The emergence of “New Localism” is partly due to the abdication of higher levels of government, stymied by partisan gridlock and angry populism. But it is also a product of a restructuring economy that revalues proximity, density and multi-disciplinary innovation and new technological advances that give city leaders the data and evidence they need to design and deliver customised solutions that work. A nimble and networked economy rewards communities that are similarly nimble and networked while dramatically expanding the range of solutions that are available.

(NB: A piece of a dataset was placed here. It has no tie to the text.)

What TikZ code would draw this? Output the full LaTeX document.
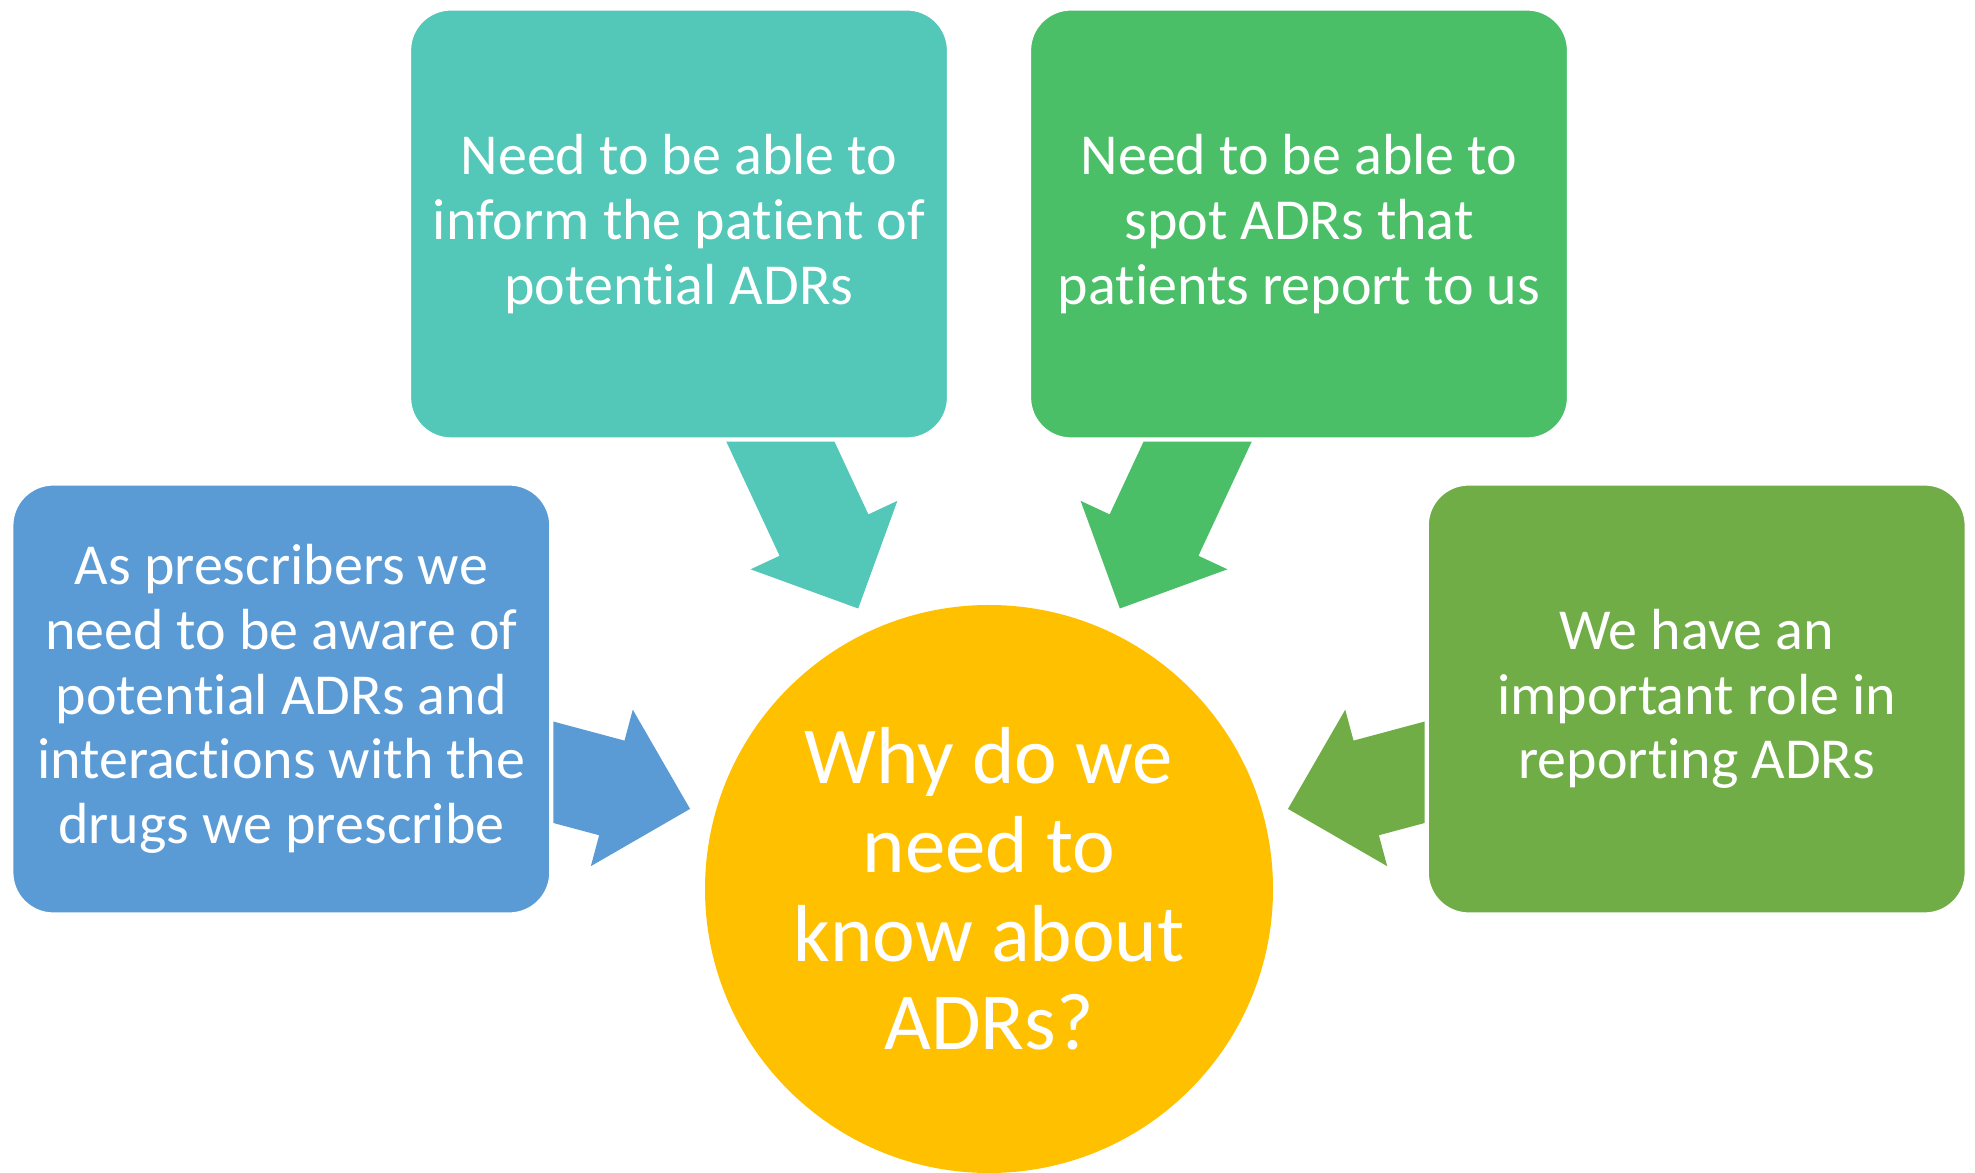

“New Localism” reflects a new horizontal rather than vertical mechanism for how societies solve hard problems. Cities are constantly crafting new ways of addressing challenges that are urgent, immediate and often highly visible. Solutions that are concrete, imaginative and tested on the ground do not stay local for long. Rather they are captured and codified and then adapted and tailored to other cities, taking into account the different economic and social starting points and fiscal conditions of different cities. Cities may be on their own, given the abdication of responsibility by national governments and states, but they are not alone. Other cities are continuously inventing solutions that are ripe for replication.

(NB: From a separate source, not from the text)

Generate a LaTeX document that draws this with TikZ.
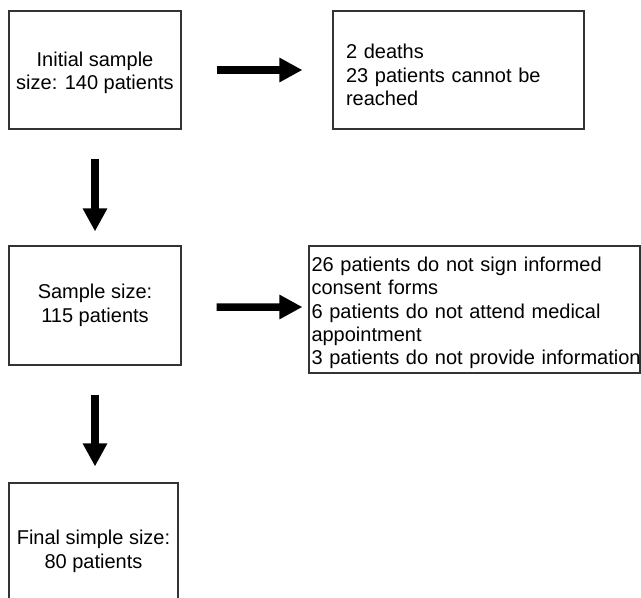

The rise of “New Localism” is a reminder that the power of cities and counties is not like the power of nations or states. It is grounded in markets and civics more than constitutions or charters. It is multi- rather than mono-sectoral. It is defined by pragmatism rather than strait jacketed partisanship. And it is enmeshed in global flows of capital, labour, products, ideas and practices.

The 21st century has often been described as an Urban Age. “New Localism” represents the means by which the full potential of this new urban order can be realised.